Arabia Steamboat Museum
Kansas City, Mo.
When the westward bound, side-wheeled steamer Arabia hit a snag and sank in the muddy Missouri River, no one could have imagined the events that would unfold. The vessel was discovered 132 years later buried beneath a mountain of mud, and its excavation resulted in today’s Arabia Steamboat Museum.
The boat, an intact time capsule of the mid-1850s, held a mind-boggling array of items: 4,000 leather shoes, boxes of clothing, thousands of dishes, barrels of butter, and pickles and pie filling, still edible in their jars. The boat also held two pre-fabricated homes and, for the seamstress, a surplus of needles, thread and buttons.
Tools were found — trowels, screwdrivers and augers — making up a virtual floating hardware store.
“You take approximately 10 semi trucks and bury them for 132 years, and that’s what we have here,” said David Hawley, owner of the museum, who discovered the boat. “Separated from oxygen and buried under 45 feet of mud, everything has been well preserved.”
Visitors watch a movie recounting the story of the sinking and recovery. The preservation laboratory sits on-site, and cleaning occurs continually. According to Hawley, the museum has 10 years of cleaning to go, and it continues to display new artifacts.
“At 200 tons, it’s the largest collection of wet organic materials found anywhere. It’s one of the largest specific collections of any era in the country,” said Hawley.
Kansas History Museum
Groups can explore Kansas history from the Native American Indians, who lived on the plains, through the 1980s at the Kansas History Museum.
Within the museum’s permanent gallery, artifacts focus on the Oregon and Santa Fe trails. There’s also a full-size reproduction of a Cheyenne tepee and a fully stocked covered wagon ready for a trip on the Oregon Trail.
Kansas became a territory in 1854 and a state in 1861; pioneers came to the state after the Civil War. In this state, the Civil War dovetailed with the Westward movement.
“It wasn’t until after the Civil War that Kansas pioneer history begins,” said Blair Tarr, museum curator. “Many Civil War veterans came out to settle the land, and it became known as the Great Soldier State.”
Civil War exhibits cover Bleeding Kansas, Quantrill’s raid on Lawrence and raids made on Missouri by Kansans.
The museum exhibits a number of original Civil War artifacts. A standout is the battle flag from Kansas’ first colored infantry, the first black regiment raised in the Northern states. Their initial battle on Oct. 29, 1862, along the Missouri border near Butler was the first time any black soldier ever saw battle during the Civil War.

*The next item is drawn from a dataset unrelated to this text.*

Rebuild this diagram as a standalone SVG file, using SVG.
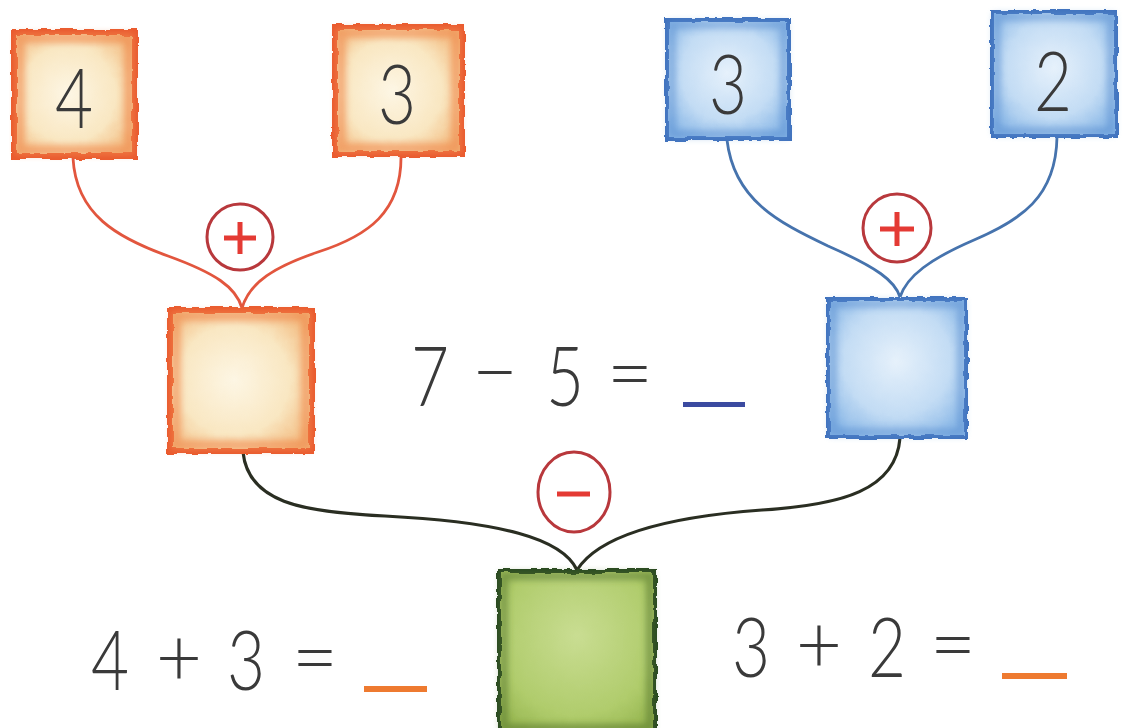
<svg xmlns="http://www.w3.org/2000/svg" width="1127" height="728" viewBox="0 0 1127 728">
<defs>
<filter id="rough" x="-5%" y="-5%" width="110%" height="110%">
<feTurbulence type="fractalNoise" baseFrequency="0.09" numOctaves="2" seed="3" result="n"/>
<feDisplacementMap in="SourceGraphic" in2="n" scale="5" xChannelSelector="R" yChannelSelector="G"/>
</filter>
<filter id="soft" x="-10%" y="-10%" width="120%" height="120%">
<feGaussianBlur stdDeviation="3"/>
</filter>
<radialGradient id="gOrange" cx="45%" cy="50%" r="65%">
<stop offset="0" stop-color="#fdf6e4"/>
<stop offset="0.6" stop-color="#f9e7c2"/>
<stop offset="1" stop-color="#f2b77a"/>
</radialGradient>
<radialGradient id="gBlue" cx="50%" cy="45%" r="65%">
<stop offset="0" stop-color="#e6f1fb"/>
<stop offset="0.6" stop-color="#c3dcf4"/>
<stop offset="1" stop-color="#86b5e6"/>
</radialGradient>
<radialGradient id="gGreen" cx="50%" cy="40%" r="70%">
<stop offset="0" stop-color="#c9dd92"/>
<stop offset="0.7" stop-color="#b0cc6c"/>
<stop offset="1" stop-color="#96b650"/>
</radialGradient>
</defs>
<style>
.orange{fill:url(#gOrange);stroke:#ea5a2e;stroke-width:6}
.blue{fill:url(#gBlue);stroke:#3f72bd;stroke-width:4}
.green{fill:url(#gGreen);stroke:#2c4a20;stroke-width:4}
.halo-o{fill:none;stroke:#f08a50;stroke-width:10;opacity:0.6}
.halo-b{fill:none;stroke:#5c8fd0;stroke-width:8;opacity:0.5}
.halo-g{fill:none;stroke:#4d6e2a;stroke-width:8;opacity:0.5}
.num{font-family:Lato,"Open Sans","Liberation Sans",sans-serif;font-weight:300;fill:#3a3a3a;text-anchor:middle;font-size:82px}
.opt{font-size:80px}
.op{fill:#fff;stroke:#b8383c;stroke-width:3}
.sign{stroke:#e43a34;stroke-width:5;stroke-linecap:butt}
.c-or{fill:none;stroke:#e2563e;stroke-width:2.8}
.c-bl{fill:none;stroke:#4673ad;stroke-width:2.8}
.c-bk{fill:none;stroke:#2a2e22;stroke-width:3.2}
</style>
<rect width="1127" height="728" fill="#fff"/>
<g id="connectors">
<path class="c-or" d="M73,158 C76,215 118,238 168,256 C215,273 236,287 242,308"/>
<path class="c-or" d="M401,155 C402,212 368,236 318,252 C274,267 250,282 242,308"/>
<path class="c-bl" d="M727,140 C734,200 778,222 828,246 C878,268 895,281 900,297"/>
<path class="c-bl" d="M1057,137 C1056,198 1020,220 974,240 C930,259 907,276 900,297"/>
<path class="c-bk" d="M243,452 C248,502 300,512 385,516 C500,522 562,538 577,570"/>
<path class="c-bk" d="M900,438 C896,490 842,505 762,510 C652,518 596,540 577,570"/>
</g>
<g id="box-4">
<rect class="orange" x="14" y="32" width="121" height="124" filter="url(#rough)"/>
<rect class="halo-o" x="20" y="38" width="109" height="112" filter="url(#soft)"/>
<text class="num" transform="translate(74,128) scale(0.8,1)">4</text>
</g>
<g id="box-3a">
<rect class="orange" x="335" y="27" width="127" height="127" filter="url(#rough)"/>
<rect class="halo-o" x="341" y="33" width="115" height="115" filter="url(#soft)"/>
<text class="num" transform="translate(397,124) scale(0.8,1)">3</text>
</g>
<g id="box-3b">
<rect class="blue" x="667" y="20" width="122" height="119" filter="url(#rough)"/>
<rect class="halo-b" x="672" y="25" width="112" height="109" filter="url(#soft)"/>
<text class="num" transform="translate(728,114) scale(0.8,1)">3</text>
</g>
<g id="box-2">
<rect class="blue" x="992" y="12" width="124" height="124" filter="url(#rough)"/>
<rect class="halo-b" x="997" y="17" width="114" height="114" filter="url(#soft)"/>
<text class="num" transform="translate(1053,111) scale(0.8,1)">2</text>
</g>
<g id="box-sum-left">
<rect class="orange" x="170" y="310" width="142" height="141" filter="url(#rough)"/>
<rect class="halo-o" x="176" y="316" width="130" height="129" filter="url(#soft)"/>
</g>
<g id="box-sum-right">
<rect class="blue" x="828" y="299" width="138" height="138" filter="url(#rough)"/>
<rect class="halo-b" x="833" y="304" width="128" height="128" filter="url(#soft)"/>
</g>
<g id="box-diff">
<rect class="green" x="499" y="571" width="156" height="162" filter="url(#rough)"/>
<rect class="halo-g" x="504" y="576" width="146" height="152" filter="url(#soft)"/>
</g>
<g id="op-plus-left">
<circle class="op" cx="240" cy="237" r="33"/>
<path class="sign" d="M224,238 H256 M240,222 V254"/>
</g>
<g id="op-plus-right">
<circle class="op" cx="897" cy="228" r="34"/>
<path class="sign" d="M880,229 H914 M897,212 V246"/>
</g>
<g id="op-minus">
<ellipse class="op" cx="574" cy="492" rx="36" ry="40"/>
<path class="sign" d="M557,494 H590"/>
</g>
<g id="eq-top">
<text class="num" transform="translate(430,406) scale(0.8,1)">7</text>
<text class="num opt" transform="translate(495,400)">−</text>
<text class="num" transform="translate(565,406) scale(0.8,1)">5</text>
<text class="num opt" transform="translate(630,402)">=</text>
<rect x="683" y="402" width="62" height="5" fill="#3b4aa0"/>
</g>
<g id="eq-left">
<text class="num" transform="translate(110,690) scale(0.8,1)">4</text>
<text class="num opt" transform="translate(179,686)">+</text>
<text class="num" transform="translate(246,690) scale(0.8,1)">3</text>
<text class="num opt" transform="translate(315,686)">=</text>
<rect x="364" y="686" width="63" height="6" fill="#ee7a30"/>
</g>
<g id="eq-right">
<text class="num" transform="translate(751,677) scale(0.8,1)">3</text>
<text class="num opt" transform="translate(819,673)">+</text>
<text class="num" transform="translate(887,677) scale(0.8,1)">2</text>
<text class="num opt" transform="translate(953,673)">=</text>
<rect x="1002" y="673" width="65" height="6" fill="#ee7a30"/>
</g>
</svg>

Pioneer Woman Museum and Statue
Ponca City, Okla.
Women who have made outstanding “pioneering” contributions in space, photography and medicine, as well as settling a new land, are honored at the Pioneer Woman Museum.
Permanent galleries highlight 14 Oklahoma women with vignettes of their lives and quotes. Exhibits include household furniture, equipment, costumes and memorabilia of pioneer family life. Old photographs, newspaper articles and fliers trace their history and heritage.
Oklahoma Women of Rock and Roll features the lives and memorabilia from the state’s rock ’n’ roll stars through five eras, from the 1950s to today. Visitors can access a touch-screen and listen to more than 60 singers, starting with Wanda Jackson, queen of Rockabilly, who opened for Elvis Presley and dated him for a short time.
Stars include Laura Collins, from the 1940s; Patti Page, who pioneered a recording technique in which she sang her own vocal background and dubbed it into her original recording; and Anita Bryant, whose biggest hit, “Paper Roses,” reached No. 5 on the pop charts.
The museum’s well-recognized cast-bronze “Pioneer Woman” statue was created to commemorate women who braved the dangers and endured the hardships of the pioneer and homesteading life.
“Groups shouldn’t miss the statue out front,” said museum director Jean Winchester. “It was commissioned after 12 to 14 sculptors submitted their ideas, and the designs were put to a public vote.”